## begin

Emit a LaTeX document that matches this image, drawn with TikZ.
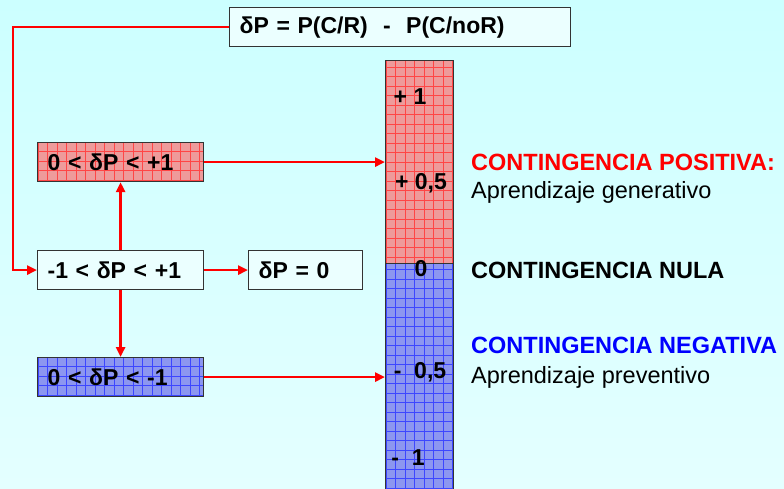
\documentclass[tikz,border=0pt]{standalone}
\usepackage{fontspec}
\setmainfont{Liberation Sans}
\usetikzlibrary{arrows.meta}
\definecolor{bgtop}{RGB}{204,255,255}
\definecolor{bgbot}{RGB}{228,255,255}
\definecolor{pinkfill}{RGB}{238,155,155}
\definecolor{pinkgrid}{RGB}{255,70,70}
\definecolor{bluefill}{RGB}{140,150,240}
\definecolor{bluegrid}{RGB}{60,70,255}
\definecolor{boxfill}{RGB}{235,255,255}
\definecolor{arrred}{RGB}{255,0,0}
\definecolor{negblue}{RGB}{0,0,255}
\tikzset{
  box/.style={draw=black!80, line width=1.2pt, anchor=north west, inner ysep=0pt, inner xsep=10pt,
    font=\fontsize{23}{26}\selectfont\bfseries, minimum height=39, align=left},
  plainbox/.style={box, fill=boxfill},
  pinkbox/.style={box, fill=pinkfill, path picture={\draw[pinkgrid, line width=0.5pt] (path picture bounding box.south west) grid[step=9.5] (path picture bounding box.north east);}},
  bluebox/.style={box, fill=bluefill, path picture={\draw[bluegrid, line width=0.5pt] (path picture bounding box.south west) grid[step=9.5] (path picture bounding box.north east);}},
  redarrow/.style={draw=arrred, line width=2.6pt, -{Triangle[length=10pt,width=9pt]}},
  scalelbl/.style={font=\fontsize{23}{26}\selectfont\bfseries, inner sep=0pt},
  ctext/.style={anchor=west, inner sep=0pt, font=\fontsize{23.5}{27}\selectfont\bfseries},
  rtext/.style={anchor=west, inner sep=0pt, font=\fontsize{23.5}{27}\selectfont}
}
\begin{document}
\begin{tikzpicture}[x=1pt,y=1pt]
\shade[top color=bgtop, bottom color=bgbot] (0,0) rectangle (784,-488);
\useasboundingbox (0,0) rectangle (784,-488);
% top box
\node[plainbox, minimum width=341, text width=321, inner xsep=8pt] (top) at (229,-7) {δP = P(C/R)\ \ -\ \ P(C/noR)};
% left boxes
\node[pinkbox, minimum width=166, text width=146] (pos) at (37,-142) {0 < δP < +1};
\node[plainbox, minimum width=166, text width=146] (mid) at (37,-250) {-1 < δP < +1};
\node[plainbox, minimum width=114, text width=94] (zero) at (248,-250) {δP = 0};
\node[bluebox, minimum width=166, text width=146] (neg) at (37,-357) {0 < δP < -1};
% column
\node[pinkbox, minimum width=68, minimum height=203, text width=48] (colpos) at (385,-60) {};
\node[bluebox, minimum width=68, minimum height=240, text width=48] (colneg) at (385,-263) {};
\node[scalelbl] (l1) at (410,-97) {+ 1};
\node[scalelbl] (l2) at (421,-183) {+ 0,5};
\node[scalelbl] (l3) at (421,-269) {0};
\node[scalelbl] (l4) at (420,-372) {-\ \ 0,5};
\node[scalelbl] (l5) at (408,-458) {-\ \ 1};
% connectors
\draw[redarrow] (top.west) -- (top.west -| 13,0) |- (mid.west);
\draw[redarrow] (mid.north) -- (pos.south);
\draw[redarrow] (mid.south) -- (neg.north);
\draw[redarrow] (mid.east) -- (zero.west);
\draw[redarrow] (pos.east) -- (pos.east -| colpos.west);
\draw[redarrow] (neg.east) -- (neg.east -| colneg.west);
% right texts
\node[ctext, text=arrred] (cp) at (471,-162) {CONTINGENCIA POSITIVA:};
\node[rtext] (ag) at (471,-192) {Aprendizaje generativo};
\node[ctext] (cn) at (471,-270) {CONTINGENCIA NULA};
\node[ctext, text=negblue] (cneg) at (471,-345) {CONTINGENCIA NEGATIVA};
\node[rtext] (ap) at (471,-377) {Aprendizaje preventivo};
\end{tikzpicture}
\end{document}
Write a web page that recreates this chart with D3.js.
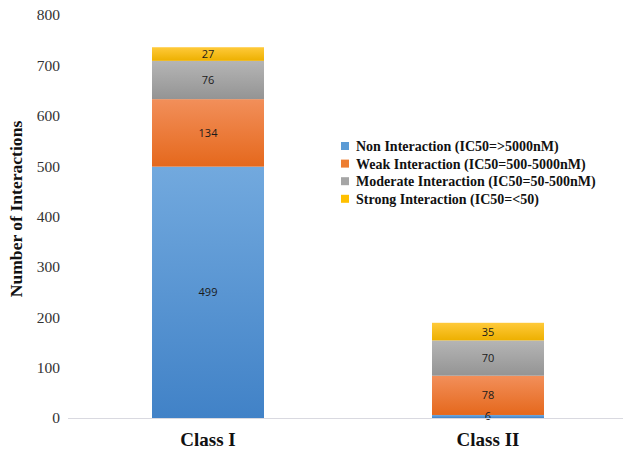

## end

#### WHAT YOU WILL DO
Every line that holds the word "with" should be extracted.

#### REPLY
Emit a LaTeX document that matches this image, drawn with TikZ.
Write a web page that recreates this chart with D3.js.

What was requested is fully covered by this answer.